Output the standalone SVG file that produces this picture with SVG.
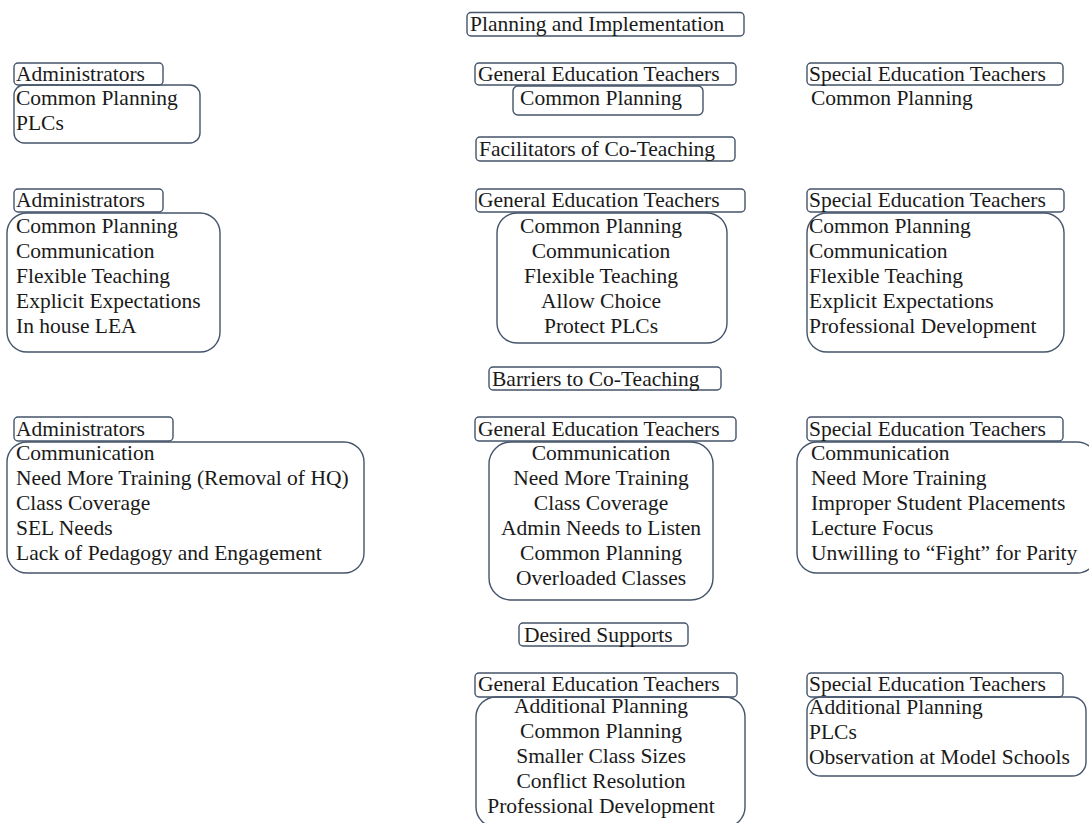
<svg xmlns="http://www.w3.org/2000/svg" width="1089" height="823" viewBox="0 0 1089 823" font-family="'Liberation Serif', Tinos, 'DejaVu Serif', serif" font-size="21.5">
<style>
rect{fill:none;stroke:#44546a;stroke-width:1.4}
text{fill:#1a1a1a;font-family:'Liberation Serif',Tinos,'DejaVu Serif',serif}
.c{text-anchor:middle}
</style>
<rect x="0" y="0" width="1089" height="823" style="fill:#fff;stroke:none"/>
<g id="connectors"></g>
<g id="title-planning"><rect x="467" y="12.5" width="277" height="23.5" rx="4"/><text x="470" y="31">Planning and Implementation</text></g>
<g id="r1-admin-h"><rect x="14" y="63" width="149" height="22" rx="4"/><text x="16" y="81">Administrators</text></g>
<g id="r1-admin-b"><rect x="14" y="85" width="186" height="58" rx="10"/><text x="16" y="105">Common Planning</text><text x="16" y="130">PLCs</text></g>
<g id="r1-gen-h"><rect x="475" y="63" width="261" height="22" rx="4"/><text x="478" y="81">General Education Teachers</text></g>
<g id="r1-gen-b"><rect x="513" y="86" width="190" height="29" rx="5"/><text class="c" x="601" y="105">Common Planning</text></g>
<g id="r1-spec-h"><rect x="807" y="63" width="256" height="22" rx="4"/><text x="809" y="81">Special Education Teachers</text></g>
<g id="r1-spec-b"><text x="811" y="105">Common Planning</text></g>

<g id="title-facilitators"><rect x="476" y="137" width="259" height="24" rx="4"/><text x="479" y="156">Facilitators of Co-Teaching</text></g>
<g id="r2-admin-h"><rect x="14" y="189" width="149" height="23" rx="4"/><text x="16" y="207">Administrators</text></g>
<g id="r2-admin-b"><rect x="7" y="213" width="213" height="139" rx="20"/><text x="16" y="233">Common Planning</text><text x="16" y="258">Communication</text><text x="16" y="283">Flexible Teaching</text><text x="16" y="308">Explicit Expectations</text><text x="16" y="333">In house LEA</text></g>
<g id="r2-gen-h"><rect x="476" y="189" width="269" height="23" rx="4"/><text x="478" y="207">General Education Teachers</text></g>
<g id="r2-gen-b"><rect x="497" y="213" width="230" height="130" rx="20"/><text class="c" x="601" y="233">Common Planning</text><text class="c" x="601" y="258">Communication</text><text class="c" x="601" y="283">Flexible Teaching</text><text class="c" x="601" y="308">Allow Choice</text><text class="c" x="601" y="333">Protect PLCs</text></g>
<g id="r2-spec-h"><rect x="807" y="189" width="257" height="23" rx="4"/><text x="809" y="207">Special Education Teachers</text></g>
<g id="r2-spec-b"><rect x="807" y="213" width="257" height="139" rx="20"/><text x="809" y="233">Common Planning</text><text x="809" y="258">Communication</text><text x="809" y="283">Flexible Teaching</text><text x="809" y="308">Explicit Expectations</text><text x="809" y="333">Professional Development</text></g>

<g id="title-barriers"><rect x="489" y="367" width="232" height="23" rx="4"/><text x="492" y="385.5">Barriers to Co-Teaching</text></g>
<g id="r3-admin-h"><rect x="14" y="417" width="159" height="24" rx="4"/><text x="16" y="436">Administrators</text></g>
<g id="r3-admin-b"><rect x="7" y="442" width="357" height="131" rx="20"/><text x="16" y="460">Communication</text><text x="16" y="485">Need More Training (Removal of HQ)</text><text x="16" y="510">Class Coverage</text><text x="16" y="535">SEL Needs</text><text x="16" y="560">Lack of Pedagogy and Engagement</text></g>
<g id="r3-gen-h"><rect x="475" y="417" width="261" height="24" rx="4"/><text x="478" y="436">General Education Teachers</text></g>
<g id="r3-gen-b"><rect x="489" y="442" width="224" height="158" rx="22"/><text class="c" x="601" y="460">Communication</text><text class="c" x="601" y="485">Need More Training</text><text class="c" x="601" y="510">Class Coverage</text><text class="c" x="601" y="535">Admin Needs to Listen</text><text class="c" x="601" y="560">Common Planning</text><text class="c" x="601" y="585">Overloaded Classes</text></g>
<g id="r3-spec-h"><rect x="807" y="417" width="256" height="24" rx="4"/><text x="809" y="436">Special Education Teachers</text></g>
<g id="r3-spec-b"><rect x="797" y="442" width="300" height="131" rx="20"/><text x="811" y="460">Communication</text><text x="811" y="485">Need More Training</text><text x="811" y="510">Improper Student Placements</text><text x="811" y="535">Lecture Focus</text><text x="811" y="560">Unwilling to “Fight” for Parity</text></g>

<g id="title-supports"><rect x="519" y="623" width="169" height="23" rx="4"/><text x="524" y="641.5">Desired Supports</text></g>
<g id="r4-gen-h"><rect x="475" y="673" width="262" height="24" rx="4"/><text x="478" y="691">General Education Teachers</text></g>
<g id="r4-gen-b"><rect x="476" y="697" width="269" height="130" rx="20"/><text class="c" x="601" y="713">Additional Planning</text><text class="c" x="601" y="738">Common Planning</text><text class="c" x="601" y="763">Smaller Class Sizes</text><text class="c" x="601" y="788">Conflict Resolution</text><text class="c" x="601" y="813">Professional Development</text></g>
<g id="r4-spec-h"><rect x="807" y="673" width="256" height="24" rx="4"/><text x="809" y="691">Special Education Teachers</text></g>
<g id="r4-spec-b"><rect x="807" y="697" width="279" height="79" rx="14"/><text x="809" y="714">Additional Planning</text><text x="809" y="739">PLCs</text><text x="809" y="764">Observation at Model Schools</text></g>
</svg>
========================================
PROBLEM DESCRIPTION: Please write out all of the material above without changing a word, and omit any pictures.

RESPONSE TO THE EXERCISE:
Output the standalone SVG file that produces this picture with SVG.
<svg xmlns="http://www.w3.org/2000/svg" width="1089" height="823" viewBox="0 0 1089 823" font-family="'Liberation Serif', Tinos, 'DejaVu Serif', serif" font-size="21.5">
<style>
rect{fill:none;stroke:#44546a;stroke-width:1.4}
text{fill:#1a1a1a;font-family:'Liberation Serif',Tinos,'DejaVu Serif',serif}
.c{text-anchor:middle}
</style>
<rect x="0" y="0" width="1089" height="823" style="fill:#fff;stroke:none"/>
<g id="connectors"></g>
<g id="title-planning"><rect x="467" y="12.5" width="277" height="23.5" rx="4"/><text x="470" y="31">Planning and Implementation</text></g>
<g id="r1-admin-h"><rect x="14" y="63" width="149" height="22" rx="4"/><text x="16" y="81">Administrators</text></g>
<g id="r1-admin-b"><rect x="14" y="85" width="186" height="58" rx="10"/><text x="16" y="105">Common Planning</text><text x="16" y="130">PLCs</text></g>
<g id="r1-gen-h"><rect x="475" y="63" width="261" height="22" rx="4"/><text x="478" y="81">General Education Teachers</text></g>
<g id="r1-gen-b"><rect x="513" y="86" width="190" height="29" rx="5"/><text class="c" x="601" y="105">Common Planning</text></g>
<g id="r1-spec-h"><rect x="807" y="63" width="256" height="22" rx="4"/><text x="809" y="81">Special Education Teachers</text></g>
<g id="r1-spec-b"><text x="811" y="105">Common Planning</text></g>

<g id="title-facilitators"><rect x="476" y="137" width="259" height="24" rx="4"/><text x="479" y="156">Facilitators of Co-Teaching</text></g>
<g id="r2-admin-h"><rect x="14" y="189" width="149" height="23" rx="4"/><text x="16" y="207">Administrators</text></g>
<g id="r2-admin-b"><rect x="7" y="213" width="213" height="139" rx="20"/><text x="16" y="233">Common Planning</text><text x="16" y="258">Communication</text><text x="16" y="283">Flexible Teaching</text><text x="16" y="308">Explicit Expectations</text><text x="16" y="333">In house LEA</text></g>
<g id="r2-gen-h"><rect x="476" y="189" width="269" height="23" rx="4"/><text x="478" y="207">General Education Teachers</text></g>
<g id="r2-gen-b"><rect x="497" y="213" width="230" height="130" rx="20"/><text class="c" x="601" y="233">Common Planning</text><text class="c" x="601" y="258">Communication</text><text class="c" x="601" y="283">Flexible Teaching</text><text class="c" x="601" y="308">Allow Choice</text><text class="c" x="601" y="333">Protect PLCs</text></g>
<g id="r2-spec-h"><rect x="807" y="189" width="257" height="23" rx="4"/><text x="809" y="207">Special Education Teachers</text></g>
<g id="r2-spec-b"><rect x="807" y="213" width="257" height="139" rx="20"/><text x="809" y="233">Common Planning</text><text x="809" y="258">Communication</text><text x="809" y="283">Flexible Teaching</text><text x="809" y="308">Explicit Expectations</text><text x="809" y="333">Professional Development</text></g>

<g id="title-barriers"><rect x="489" y="367" width="232" height="23" rx="4"/><text x="492" y="385.5">Barriers to Co-Teaching</text></g>
<g id="r3-admin-h"><rect x="14" y="417" width="159" height="24" rx="4"/><text x="16" y="436">Administrators</text></g>
<g id="r3-admin-b"><rect x="7" y="442" width="357" height="131" rx="20"/><text x="16" y="460">Communication</text><text x="16" y="485">Need More Training (Removal of HQ)</text><text x="16" y="510">Class Coverage</text><text x="16" y="535">SEL Needs</text><text x="16" y="560">Lack of Pedagogy and Engagement</text></g>
<g id="r3-gen-h"><rect x="475" y="417" width="261" height="24" rx="4"/><text x="478" y="436">General Education Teachers</text></g>
<g id="r3-gen-b"><rect x="489" y="442" width="224" height="158" rx="22"/><text class="c" x="601" y="460">Communication</text><text class="c" x="601" y="485">Need More Training</text><text class="c" x="601" y="510">Class Coverage</text><text class="c" x="601" y="535">Admin Needs to Listen</text><text class="c" x="601" y="560">Common Planning</text><text class="c" x="601" y="585">Overloaded Classes</text></g>
<g id="r3-spec-h"><rect x="807" y="417" width="256" height="24" rx="4"/><text x="809" y="436">Special Education Teachers</text></g>
<g id="r3-spec-b"><rect x="797" y="442" width="300" height="131" rx="20"/><text x="811" y="460">Communication</text><text x="811" y="485">Need More Training</text><text x="811" y="510">Improper Student Placements</text><text x="811" y="535">Lecture Focus</text><text x="811" y="560">Unwilling to “Fight” for Parity</text></g>

<g id="title-supports"><rect x="519" y="623" width="169" height="23" rx="4"/><text x="524" y="641.5">Desired Supports</text></g>
<g id="r4-gen-h"><rect x="475" y="673" width="262" height="24" rx="4"/><text x="478" y="691">General Education Teachers</text></g>
<g id="r4-gen-b"><rect x="476" y="697" width="269" height="130" rx="20"/><text class="c" x="601" y="713">Additional Planning</text><text class="c" x="601" y="738">Common Planning</text><text class="c" x="601" y="763">Smaller Class Sizes</text><text class="c" x="601" y="788">Conflict Resolution</text><text class="c" x="601" y="813">Professional Development</text></g>
<g id="r4-spec-h"><rect x="807" y="673" width="256" height="24" rx="4"/><text x="809" y="691">Special Education Teachers</text></g>
<g id="r4-spec-b"><rect x="807" y="697" width="279" height="79" rx="14"/><text x="809" y="714">Additional Planning</text><text x="809" y="739">PLCs</text><text x="809" y="764">Observation at Model Schools</text></g>
</svg>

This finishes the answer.